■ Task to complete ■
Pictures aside, quote the whole listing exactly.

■ Dataset excerpt ■
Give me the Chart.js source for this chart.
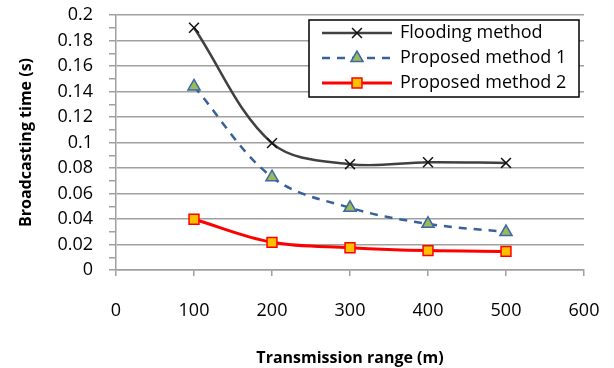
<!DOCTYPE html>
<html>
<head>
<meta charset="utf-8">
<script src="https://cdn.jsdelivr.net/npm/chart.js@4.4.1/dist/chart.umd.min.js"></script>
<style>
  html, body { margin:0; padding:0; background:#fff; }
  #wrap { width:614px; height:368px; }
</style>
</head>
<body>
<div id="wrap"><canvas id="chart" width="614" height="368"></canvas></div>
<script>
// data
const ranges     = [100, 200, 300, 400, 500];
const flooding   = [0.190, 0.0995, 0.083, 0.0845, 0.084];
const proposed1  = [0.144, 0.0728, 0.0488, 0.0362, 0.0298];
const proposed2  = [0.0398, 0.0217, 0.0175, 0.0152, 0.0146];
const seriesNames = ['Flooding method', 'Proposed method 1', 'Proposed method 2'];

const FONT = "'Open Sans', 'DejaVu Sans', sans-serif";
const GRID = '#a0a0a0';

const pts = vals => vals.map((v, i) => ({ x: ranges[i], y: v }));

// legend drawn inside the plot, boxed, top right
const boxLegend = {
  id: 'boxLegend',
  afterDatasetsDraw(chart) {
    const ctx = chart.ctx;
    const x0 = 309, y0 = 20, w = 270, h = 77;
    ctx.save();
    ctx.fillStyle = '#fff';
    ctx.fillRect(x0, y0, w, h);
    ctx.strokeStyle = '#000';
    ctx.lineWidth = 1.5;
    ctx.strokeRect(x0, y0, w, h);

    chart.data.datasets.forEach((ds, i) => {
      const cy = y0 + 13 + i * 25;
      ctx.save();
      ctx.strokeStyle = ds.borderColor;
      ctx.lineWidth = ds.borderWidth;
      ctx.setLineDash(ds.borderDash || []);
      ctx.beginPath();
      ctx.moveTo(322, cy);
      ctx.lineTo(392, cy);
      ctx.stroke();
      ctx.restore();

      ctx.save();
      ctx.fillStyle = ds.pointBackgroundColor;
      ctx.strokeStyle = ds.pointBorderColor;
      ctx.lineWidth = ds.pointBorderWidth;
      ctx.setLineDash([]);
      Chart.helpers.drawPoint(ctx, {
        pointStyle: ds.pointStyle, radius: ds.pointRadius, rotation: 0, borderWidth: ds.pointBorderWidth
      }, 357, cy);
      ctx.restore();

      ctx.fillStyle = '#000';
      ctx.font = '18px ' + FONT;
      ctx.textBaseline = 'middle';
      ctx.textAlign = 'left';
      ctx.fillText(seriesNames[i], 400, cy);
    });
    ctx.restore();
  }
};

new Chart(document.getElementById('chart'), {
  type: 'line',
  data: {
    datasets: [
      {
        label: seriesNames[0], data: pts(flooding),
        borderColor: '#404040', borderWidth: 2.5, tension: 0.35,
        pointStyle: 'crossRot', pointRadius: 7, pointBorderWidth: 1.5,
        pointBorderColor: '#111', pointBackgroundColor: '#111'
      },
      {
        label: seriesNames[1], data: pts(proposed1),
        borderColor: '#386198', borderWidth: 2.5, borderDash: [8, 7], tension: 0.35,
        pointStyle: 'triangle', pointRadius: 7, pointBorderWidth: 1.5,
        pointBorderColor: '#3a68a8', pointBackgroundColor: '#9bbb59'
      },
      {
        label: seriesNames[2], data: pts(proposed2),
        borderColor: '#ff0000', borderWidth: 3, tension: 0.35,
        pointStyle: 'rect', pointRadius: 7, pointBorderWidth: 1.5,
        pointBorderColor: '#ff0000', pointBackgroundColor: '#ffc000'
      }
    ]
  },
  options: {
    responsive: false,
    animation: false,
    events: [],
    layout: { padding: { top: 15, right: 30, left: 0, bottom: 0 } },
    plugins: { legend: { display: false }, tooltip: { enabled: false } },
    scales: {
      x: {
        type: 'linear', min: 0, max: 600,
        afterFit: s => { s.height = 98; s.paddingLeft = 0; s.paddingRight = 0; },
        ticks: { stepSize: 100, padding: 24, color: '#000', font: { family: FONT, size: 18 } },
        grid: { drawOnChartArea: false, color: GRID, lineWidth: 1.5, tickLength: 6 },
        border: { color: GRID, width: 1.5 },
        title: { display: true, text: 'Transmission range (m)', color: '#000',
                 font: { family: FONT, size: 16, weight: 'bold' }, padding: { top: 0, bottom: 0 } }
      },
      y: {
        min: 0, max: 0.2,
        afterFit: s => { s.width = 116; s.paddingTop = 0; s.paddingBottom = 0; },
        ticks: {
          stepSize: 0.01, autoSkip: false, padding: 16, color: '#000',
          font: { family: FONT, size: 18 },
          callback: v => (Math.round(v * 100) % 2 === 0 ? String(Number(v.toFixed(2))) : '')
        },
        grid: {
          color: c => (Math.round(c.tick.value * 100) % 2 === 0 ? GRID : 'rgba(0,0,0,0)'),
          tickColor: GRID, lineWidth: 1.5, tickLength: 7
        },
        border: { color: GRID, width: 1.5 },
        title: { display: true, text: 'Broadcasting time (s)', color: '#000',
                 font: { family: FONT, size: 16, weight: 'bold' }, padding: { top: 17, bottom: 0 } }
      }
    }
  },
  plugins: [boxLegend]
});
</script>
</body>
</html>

■ Task result ■
Give me the Chart.js source for this chart.
<!DOCTYPE html>
<html>
<head>
<meta charset="utf-8">
<script src="https://cdn.jsdelivr.net/npm/chart.js@4.4.1/dist/chart.umd.min.js"></script>
<style>
  html, body { margin:0; padding:0; background:#fff; }
  #wrap { width:614px; height:368px; }
</style>
</head>
<body>
<div id="wrap"><canvas id="chart" width="614" height="368"></canvas></div>
<script>
// data
const ranges     = [100, 200, 300, 400, 500];
const flooding   = [0.190, 0.0995, 0.083, 0.0845, 0.084];
const proposed1  = [0.144, 0.0728, 0.0488, 0.0362, 0.0298];
const proposed2  = [0.0398, 0.0217, 0.0175, 0.0152, 0.0146];
const seriesNames = ['Flooding method', 'Proposed method 1', 'Proposed method 2'];

const FONT = "'Open Sans', 'DejaVu Sans', sans-serif";
const GRID = '#a0a0a0';

const pts = vals => vals.map((v, i) => ({ x: ranges[i], y: v }));

// legend drawn inside the plot, boxed, top right
const boxLegend = {
  id: 'boxLegend',
  afterDatasetsDraw(chart) {
    const ctx = chart.ctx;
    const x0 = 309, y0 = 20, w = 270, h = 77;
    ctx.save();
    ctx.fillStyle = '#fff';
    ctx.fillRect(x0, y0, w, h);
    ctx.strokeStyle = '#000';
    ctx.lineWidth = 1.5;
    ctx.strokeRect(x0, y0, w, h);

    chart.data.datasets.forEach((ds, i) => {
      const cy = y0 + 13 + i * 25;
      ctx.save();
      ctx.strokeStyle = ds.borderColor;
      ctx.lineWidth = ds.borderWidth;
      ctx.setLineDash(ds.borderDash || []);
      ctx.beginPath();
      ctx.moveTo(322, cy);
      ctx.lineTo(392, cy);
      ctx.stroke();
      ctx.restore();

      ctx.save();
      ctx.fillStyle = ds.pointBackgroundColor;
      ctx.strokeStyle = ds.pointBorderColor;
      ctx.lineWidth = ds.pointBorderWidth;
      ctx.setLineDash([]);
      Chart.helpers.drawPoint(ctx, {
        pointStyle: ds.pointStyle, radius: ds.pointRadius, rotation: 0, borderWidth: ds.pointBorderWidth
      }, 357, cy);
      ctx.restore();

      ctx.fillStyle = '#000';
      ctx.font = '18px ' + FONT;
      ctx.textBaseline = 'middle';
      ctx.textAlign = 'left';
      ctx.fillText(seriesNames[i], 400, cy);
    });
    ctx.restore();
  }
};

new Chart(document.getElementById('chart'), {
  type: 'line',
  data: {
    datasets: [
      {
        label: seriesNames[0], data: pts(flooding),
        borderColor: '#404040', borderWidth: 2.5, tension: 0.35,
        pointStyle: 'crossRot', pointRadius: 7, pointBorderWidth: 1.5,
        pointBorderColor: '#111', pointBackgroundColor: '#111'
      },
      {
        label: seriesNames[1], data: pts(proposed1),
        borderColor: '#386198', borderWidth: 2.5, borderDash: [8, 7], tension: 0.35,
        pointStyle: 'triangle', pointRadius: 7, pointBorderWidth: 1.5,
        pointBorderColor: '#3a68a8', pointBackgroundColor: '#9bbb59'
      },
      {
        label: seriesNames[2], data: pts(proposed2),
        borderColor: '#ff0000', borderWidth: 3, tension: 0.35,
        pointStyle: 'rect', pointRadius: 7, pointBorderWidth: 1.5,
        pointBorderColor: '#ff0000', pointBackgroundColor: '#ffc000'
      }
    ]
  },
  options: {
    responsive: false,
    animation: false,
    events: [],
    layout: { padding: { top: 15, right: 30, left: 0, bottom: 0 } },
    plugins: { legend: { display: false }, tooltip: { enabled: false } },
    scales: {
      x: {
        type: 'linear', min: 0, max: 600,
        afterFit: s => { s.height = 98; s.paddingLeft = 0; s.paddingRight = 0; },
        ticks: { stepSize: 100, padding: 24, color: '#000', font: { family: FONT, size: 18 } },
        grid: { drawOnChartArea: false, color: GRID, lineWidth: 1.5, tickLength: 6 },
        border: { color: GRID, width: 1.5 },
        title: { display: true, text: 'Transmission range (m)', color: '#000',
                 font: { family: FONT, size: 16, weight: 'bold' }, padding: { top: 0, bottom: 0 } }
      },
      y: {
        min: 0, max: 0.2,
        afterFit: s => { s.width = 116; s.paddingTop = 0; s.paddingBottom = 0; },
        ticks: {
          stepSize: 0.01, autoSkip: false, padding: 16, color: '#000',
          font: { family: FONT, size: 18 },
          callback: v => (Math.round(v * 100) % 2 === 0 ? String(Number(v.toFixed(2))) : '')
        },
        grid: {
          color: c => (Math.round(c.tick.value * 100) % 2 === 0 ? GRID : 'rgba(0,0,0,0)'),
          tickColor: GRID, lineWidth: 1.5, tickLength: 7
        },
        border: { color: GRID, width: 1.5 },
        title: { display: true, text: 'Broadcasting time (s)', color: '#000',
                 font: { family: FONT, size: 16, weight: 'bold' }, padding: { top: 17, bottom: 0 } }
      }
    }
  },
  plugins: [boxLegend]
});
</script>
</body>
</html>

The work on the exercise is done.